Upper Basin Creek Lake

Ice covers all of Upper Basin Creek Lake except the outlet in this November photo. 

The West Fork Road that slices into the Custer Gallatin National Forest just outside Red Lodge isn't gated until Dec. 1. Unfortunately, there's no gate for common sense. 

I harbored ambitions of reaching the Timberline Trailhead, well into the unpaved road section, during the second weekend of November despite ample early season snowfall. The road is plowed until a few miles before pavement runs out; from there, snow, existing tire tracks, and your vehicle's snow-worthiness determine access. 

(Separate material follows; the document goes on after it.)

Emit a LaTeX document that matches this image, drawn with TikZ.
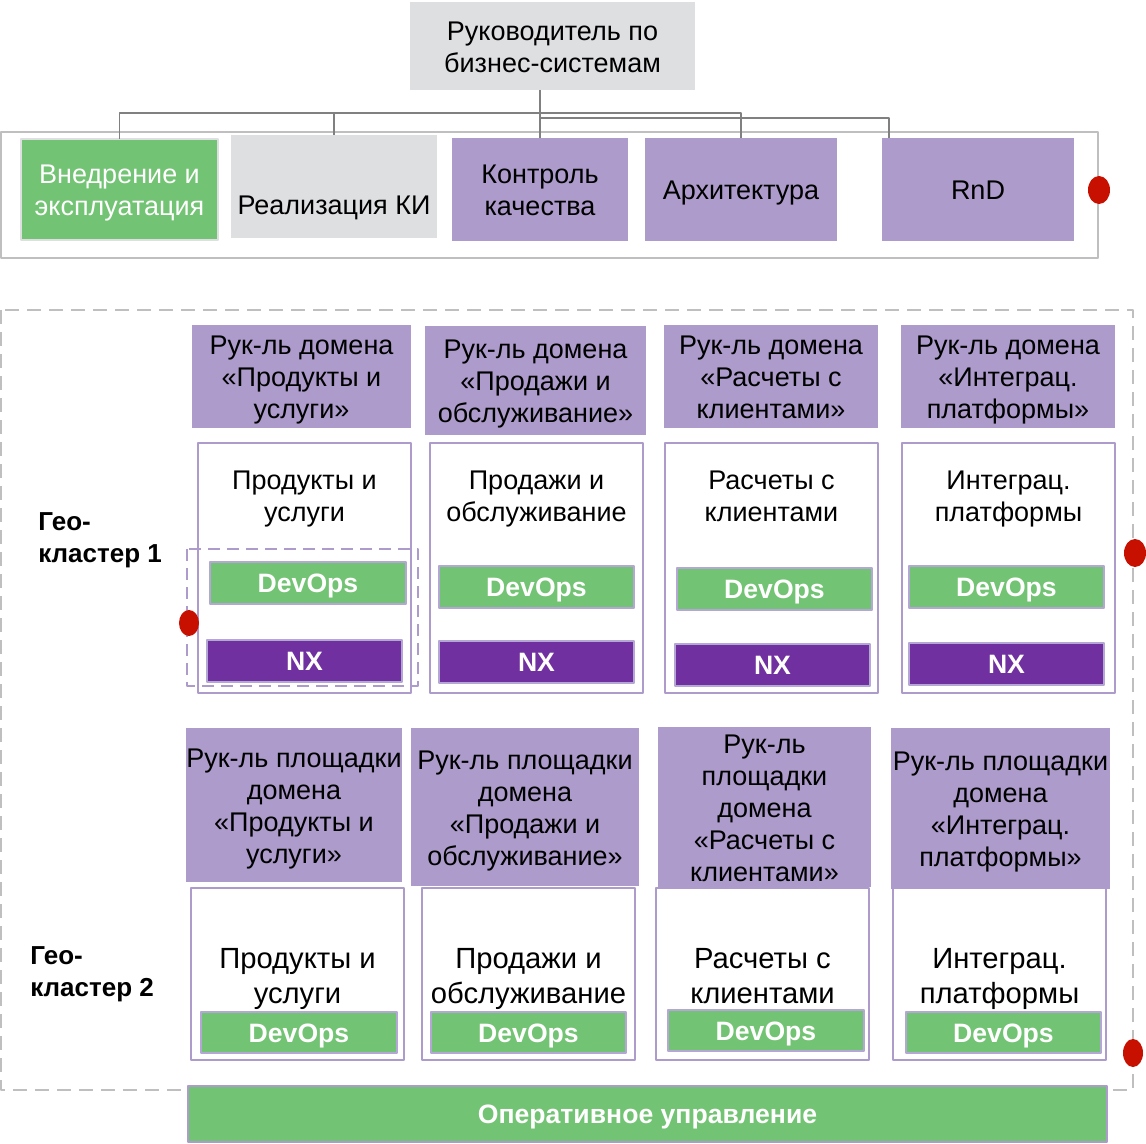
\documentclass[tikz,border=0pt]{standalone}
\usepackage{fontspec}
\setmainfont{Liberation Sans}
\definecolor{seryj}{RGB}{222,223,225}
\definecolor{ramka}{RGB}{191,191,191}
\definecolor{zel}{RGB}{114,195,115}
\definecolor{lila}{RGB}{172,155,203}
\definecolor{lilaram}{RGB}{180,167,214}
\definecolor{fiol}{RGB}{112,48,160}
\definecolor{kras}{RGB}{200,16,0}
\newcommand\ppstrut{\rule[-0.2em]{0pt}{1.15em}}
\begin{document}
\begin{tikzpicture}[x=0.5pt, y=-0.5pt, line join=round, font=\fontsize{13.5}{16}\selectfont]
	\tikzset{
		box/.style 2 args={minimum width=#1*0.5pt, minimum height=#2*0.5pt, inner sep=0pt, outer sep=0pt, align=center,
			execute at begin node=\ppstrut, execute at end node=\ppstrut},
		rukl/.style={fill=lila},
		dom/.style={draw=lila, line width=1pt, fill=white},
		dtxt/.style={align=center, execute at end node=\ppstrut},
		devops/.style={fill=zel, draw=lilaram, line width=1pt, text=white, font=\fontsize{13.3}{16}\selectfont\bfseries},
		nxbox/.style={fill=fiol, draw=lilaram, line width=1pt, text=white, font=\fontsize{13.3}{16}\selectfont\bfseries},
		geo/.style={anchor=west, align=left, inner sep=0pt, font=\fontsize{13}{16}\selectfont\bfseries},
		tochka/.style={fill=kras},
	}
	\useasboundingbox (0,0) rectangle (1146,1144);
	% верхний уровень
	\draw[ramka, line width=1pt] (1,132) rectangle (1098,258);
	\node[box={285}{88}, fill=seryj] (top) at (552.5,46) {\ppstrut Руководитель по\\бизнес-системам};
	\node[box={197}{101}, fill=zel, draw=seryj, line width=1pt, text=white] (vn) at (119.5,189.5) {\ppstrut Внедрение и\\эксплуатация};
	\node[box={206}{103}, fill=seryj, text height=30.3pt, text depth=0.2em] (rki) at (334,186.5) {Реализация КИ};
	\node[box={176}{103}, rukl] (kk) at (540,189.5) {\ppstrut Контроль\\качества};
	\node[box={192}{103}, rukl] (arch) at (741,189.5) {Архитектура};
	\node[box={192}{103}, rukl] (rnd) at (978,189.5) {RnD};
	\coordinate (shina) at (0,113);
	\coordinate (shina2) at (0,118);
	\coordinate (rndvh) at ([xshift=3.5pt]rnd.north west);
	\draw[gray, line width=0.6pt] (top.south -| kk.north) -- (kk.north);
	\draw[gray, line width=0.6pt] (vn.north) -- (vn.north |- shina) -- (arch.north |- shina) -- (arch.north);
	\draw[gray, line width=0.6pt] (rki.north) -- (rki.north |- shina);
	\draw[gray, line width=0.6pt] (kk.north |- shina2) -- (rndvh |- shina2) -- (rndvh);
	\fill[tochka] (1099,190) ellipse (11 and 14);
	% гео-кластеры
	\draw[ramka, line width=1pt, dash pattern=on 7pt off 4pt] (1,310) rectangle (1133,1090);
	\node[geo] (geo1) at (38,540) {Гео-\\кластер 1};
	\node[geo] (geo2) at (30,974) {Гео-\\кластер 2};
	% руководители доменов
	\node[box={219}{103}, rukl] (h1) at (301.5,376.5) {\ppstrut Рук-ль домена\\«Продукты и\\услуги»};
	\node[box={221}{109}, rukl] (h2) at (535.5,380.5) {\ppstrut Рук-ль домена\\«Продажи и\\обслуживание»};
	\node[box={214}{103}, rukl] (h3) at (771,376.5) {\ppstrut Рук-ль домена\\«Расчеты с\\клиентами»};
	\node[box={214}{103}, rukl] (h4) at (1008,376.5) {\ppstrut Рук-ль домена\\«Интеграц.\\платформы»};
	% домены, кластер 1
	\node[box={213}{250}, dom] (d1) at (304.5,568) {};
	\node[box={213}{250}, dom] (d2) at (536.5,568) {};
	\node[box={213}{250}, dom] (d3) at (771.5,568) {};
	\node[box={213}{250}, dom] (d4) at (1008.5,568) {};
	\node[dtxt] (t1) at (d1 |- 0,499) {Продукты и\\услуги};
	\node[dtxt] (t2) at (d2 |- 0,499) {Продажи и\\обслуживание};
	\node[dtxt] (t3) at (d3 |- 0,499) {Расчеты с\\клиентами};
	\node[dtxt] (t4) at (d4 |- 0,499) {Интеграц.\\платформы};
	\node[box={196}{42}, devops] (dv1) at (308,583) {DevOps};
	\node[box={195}{42}, devops] (dv2) at (536.5,587) {DevOps};
	\node[box={195}{42}, devops] (dv3) at (774.5,589) {DevOps};
	\node[box={195}{42}, devops] (dv4) at (1006.5,587) {DevOps};
	\node[box={195}{42}, nxbox] (nx1) at (304.5,661) {NX};
	\node[box={195}{42}, nxbox] (nx2) at (536.5,662) {NX};
	\node[box={195}{42}, nxbox] (nx3) at (772.5,665) {NX};
	\node[box={195}{42}, nxbox] (nx4) at (1006.5,664) {NX};
	\draw[lila, line width=1pt, dash pattern=on 6pt off 3.5pt] (187,549) rectangle (418,686);
	\fill[tochka] (189,623) ellipse (10 and 13);
	\fill[tochka] (1135,553) ellipse (11 and 14);
	% руководители площадок
	\node[box={214}{154}, rukl] (p1) at (294,805) {\ppstrut Рук-ль площадки\\домена\\«Продукты и\\услуги»};
	\node[box={228}{158}, rukl] (p2) at (525,807) {\ppstrut Рук-ль площадки\\домена\\«Продажи и\\обслуживание»};
	\node[box={213}{158}, rukl] (p3) at (764.5,807) {\ppstrut Рук-ль\\площадки\\домена\\«Расчеты с\\клиентами»};
	\node[box={219}{161}, rukl] (p4) at (1000.5,808.5) {\ppstrut Рук-ль площадки\\домена\\«Интеграц.\\платформы»};
	% домены, кластер 2
	\node[box={213}{172}, dom] (e1) at (297.5,974) {};
	\node[box={213}{172}, dom] (e2) at (528.5,974) {};
	\node[box={213}{172}, dom] (e3) at (762.5,974) {};
	\node[box={213}{172}, dom] (e4) at (999.5,974) {};
	\node[dtxt, font=\fontsize{14.6}{17.5}\selectfont] (s1) at (e1 |- 0,979) {Продукты и\\услуги};
	\node[dtxt, font=\fontsize{14.6}{17.5}\selectfont] (s2) at (e2 |- 0,979) {Продажи и\\обслуживание};
	\node[dtxt, font=\fontsize{14.6}{17.5}\selectfont] (s3) at (e3 |- 0,979) {Расчеты с\\клиентами};
	\node[dtxt, font=\fontsize{14.6}{17.5}\selectfont] (s4) at (e4 |- 0,979) {Интеграц.\\платформы};
	\node[box={196}{41}, devops] (f1) at (299,1032.5) {DevOps};
	\node[box={195}{41}, devops] (f2) at (528.5,1032.5) {DevOps};
	\node[box={196}{41}, devops] (f3) at (766,1030.5) {DevOps};
	\node[box={195}{41}, devops] (f4) at (1003.5,1032.5) {DevOps};
	\fill[tochka] (1133,1053) ellipse (10 and 14);
	% оперативное управление
	\node[box={919}{56}, fill=zel, draw=lila, line width=1pt, text=white, font=\fontsize{13.3}{16}\selectfont\bfseries] (oper) at (647.5,1114) {Оперативное управление};
\end{tikzpicture}
\end{document}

The road was tracked and navigable for high clearance vehicles with rugged tires, but I elected to switch to the Basin Lakes Trail — an eight-mile round-trip trail that rises about 2,100 feet to a pair of mountain lakes.

Tire chains and a snow shovel are wise — perhaps essential — items to bring on such a drive. An ice-scraper and snowshoe can be used as makeshift shovels to dig out a vehicle spinning its tires in a foot of wet snow if one enjoys unnecessarily hard work. 

Early season snowfall can create a conundrum about the best way to travel once on foot: Is there enough snow to make snowshoes worth the extra weight, or is it worth slogging through with only boots?

The boots seemed to be a good bet on the Basin Lakes Trail until climbs on the upper stretches, where the wet snow deepened and my post Halloween-candy fitness flagged. 

It took me more than twice as long to hike to the upper lake as a usual trip on dry ground, and it felt more than twice as hard — a prudent reminder that winter travel is a different beast that requires more thorough preparation. But the chance to see seasons evolve at a beautiful spot is worth having to dig a little deeper.